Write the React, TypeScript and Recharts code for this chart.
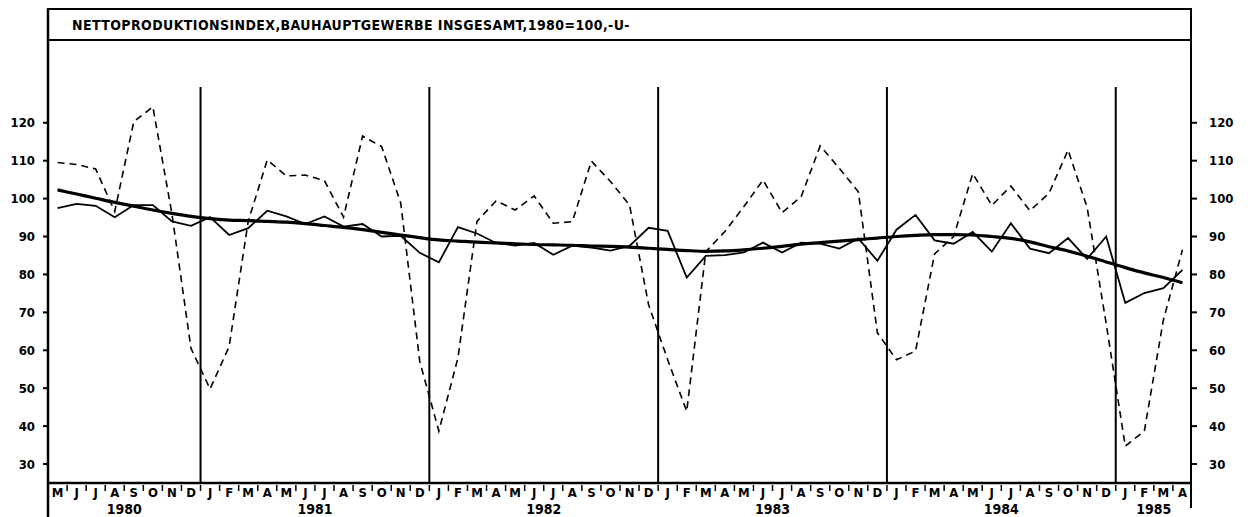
import React from 'react';
import { ComposedChart, Line, XAxis, YAxis } from 'recharts';

// Mai 1980 .. April 1985
const monthLetters = ['J', 'F', 'M', 'A', 'M', 'J', 'J', 'A', 'S', 'O', 'N', 'D'];
const startYear = 1980;
const startMonth = 4; // Mai (0-based)

const years = ['1980', '1981', '1982', '1983', '1984', '1985'];

// Originalwerte (gestrichelt)
const original = [
  109.5, 109, 107.8, 96.6, 120.3, 124.2, 96, 60.5,
  49.8, 61, 94, 110.2, 106, 106.2, 104.7, 95.1, 116.5, 113.7, 98.8, 57,
  38.7, 58, 94, 99.4, 97, 100.7, 93.5, 93.9, 109.9, 104.5, 98.3, 72,
  57.5, 43.9, 86, 91.3, 97.9, 104.9, 96.3, 100.5, 113.9, 108, 101.8, 64.6,
  57.5, 59.8, 85.4, 90, 106.6, 98.2, 103.3, 96.8, 101.4, 112.8, 97.7, 67,
  34.7, 38.7, 68, 86.5,
];

// saisonbereinigt (duenn)
const adjusted = [
  97.5, 98.6, 98.1, 95.1, 98.3, 98.3, 94, 92.8,
  95.1, 90.4, 92.2, 96.8, 95.3, 93.3, 95.3, 92.6, 93.3, 90, 90.2, 85.7,
  83.2, 92.5, 90.8, 88.3, 87.6, 88.3, 85.2, 87.6, 87.1, 86.3, 87.5, 92.3,
  91.5, 79.2, 84.9, 85.1, 85.8, 88.4, 85.8, 88.4, 88.1, 86.8, 89.5, 83.6,
  91.8, 95.7, 89, 88.1, 91.2, 86, 93.5, 86.8, 85.6, 89.6, 84.1, 90,
  72.5, 75.1, 76.4, 81.2,
];

// Trend (dick)
const trend = [
  102.3, 101.2, 100.1, 99.0, 98.0, 97.0, 96.1, 95.3,
  94.7, 94.3, 94.2, 94.0, 93.8, 93.4, 92.9, 92.4, 91.8, 91.1, 90.4, 89.7,
  89.1, 88.8, 88.5, 88.3, 88.1, 87.9, 87.8, 87.7, 87.5, 87.4, 87.2, 86.9,
  86.6, 86.3, 86.1, 86.2, 86.5, 86.9, 87.4, 88.0, 88.4, 88.8, 89.2, 89.6,
  90.0, 90.3, 90.5, 90.5, 90.4, 90.0, 89.5, 88.6, 87.3, 86.2, 84.8, 83.3,
  81.8, 80.4, 79.2, 77.8,
];

const yTicks = [30, 40, 50, 60, 70, 80, 90, 100, 110, 120];

const data = original.map((v, i) => {
  const m = (startMonth + i) % 12;
  const y = startYear + Math.floor((startMonth + i) / 12);
  return { key: `${y}-${m + 1}`, month: m, year: y, original: v, adjusted: adjusted[i], trend: trend[i] };
});

const W = 1257;
const H = 517;
const LEFT = 48;
const RIGHT_W = 65;
const PLOT_W = W - LEFT - RIGHT_W;
const BW = PLOT_W / data.length;
const FONT = '"DejaVu Sans Condensed", "DejaVu Sans", sans-serif';

const MonthTick = (props: any) => {
  const { x, y, index } = props;
  const d = data[index];
  if (!d) return null;
  const left = x - BW / 2;
  const yearIdx = d.year - startYear;
  const yearStart = data.findIndex(p => p.year === d.year);
  const yearCount = data.filter(p => p.year === d.year).length;
  return (
    <g>
      {index > 0 && <line x1={left} x2={left} y1={y + 2} y2={y + 8} stroke="#000" strokeWidth={1.5} />}
      {d.month === 0 && index > 0 && (
        <line x1={left} x2={left} y1={y} y2={87} stroke="#000" strokeWidth={2} />
      )}
      <text x={x} y={y + 14} textAnchor="middle" fontFamily={FONT} fontWeight="bold" fontSize={13} fill="#000">
        {monthLetters[d.month]}
      </text>
      {index === yearStart && (
        <text x={left + (yearCount * BW) / 2} y={y + 31} textAnchor="middle" fontFamily={FONT} fontWeight="bold" fontSize={14} fill="#000">
          {years[yearIdx]}
        </text>
      )}
    </g>
  );
};

export default function App() {
  return (
    <div style={{ position: 'absolute', left: 0, top: 0, width: W, height: H, background: '#fff' }}>
      <ComposedChart width={W} height={H} data={data} margin={{ top: 9, right: 0, bottom: 0, left: 0 }}>
        <XAxis
          dataKey="key"
          interval={0}
          height={34}
          padding={{ left: BW / 2, right: BW / 2 }}
          tickSize={0}
          tickMargin={0}
          tickLine={false}
          axisLine={{ stroke: '#000', strokeWidth: 2.5 }}
          tick={<MonthTick />}
        />
        <YAxis
          yAxisId="l"
          orientation="left"
          width={LEFT}
          domain={[25, 150]}
          ticks={yTicks}
          axisLine={false}
          tickSize={5}
          tickMargin={8}
          tickLine={{ stroke: '#000', strokeWidth: 2 }}
          tick={{ fill: '#000', fontFamily: FONT, fontWeight: 'bold', fontSize: 13 }}
        />
        <YAxis
          yAxisId="r"
          orientation="right"
          width={RIGHT_W}
          domain={[25, 150]}
          ticks={yTicks}
          axisLine={false}
          tickSize={5}
          tickMargin={12}
          tickLine={{ stroke: '#000', strokeWidth: 2 }}
          tick={{ fill: '#000', fontFamily: FONT, fontWeight: 'bold', fontSize: 13, textAnchor: 'start' }}
        />
        <Line yAxisId="l" type="linear" dataKey="original" stroke="#000" strokeWidth={1.6} strokeDasharray="7 5" dot={false} isAnimationActive={false} />
        <Line yAxisId="l" type="linear" dataKey="adjusted" stroke="#000" strokeWidth={1.8} dot={false} isAnimationActive={false} />
        <Line yAxisId="r" type="monotone" dataKey="trend" stroke="#000" strokeWidth={3.2} dot={false} isAnimationActive={false} />
      </ComposedChart>
      <svg width={W} height={H} style={{ position: 'absolute', left: 0, top: 0, pointerEvents: 'none' }}>
        <rect x={LEFT} y={9} width={1191 - LEFT} height={31} fill="none" stroke="#000" strokeWidth={2} />
        <line x1={LEFT} x2={LEFT} y1={9} y2={517} stroke="#000" strokeWidth={2.5} />
        <line x1={1191} x2={1191} y1={9} y2={508} stroke="#000" strokeWidth={2} />
        <text x={72} y={30} fontFamily={FONT} fontWeight="bold" fontSize={14} letterSpacing={0.4} fill="#000">
          NETTOPRODUKTIONSINDEX,BAUHAUPTGEWERBE INSGESAMT,1980=100,-U-
        </text>
      </svg>
    </div>
  );
}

EXERCISE BRIEF:
Pull every line containing "React" from the data.

ANSWER IN FULL:
Write the React, TypeScript and Recharts code for this chart.
import React from 'react';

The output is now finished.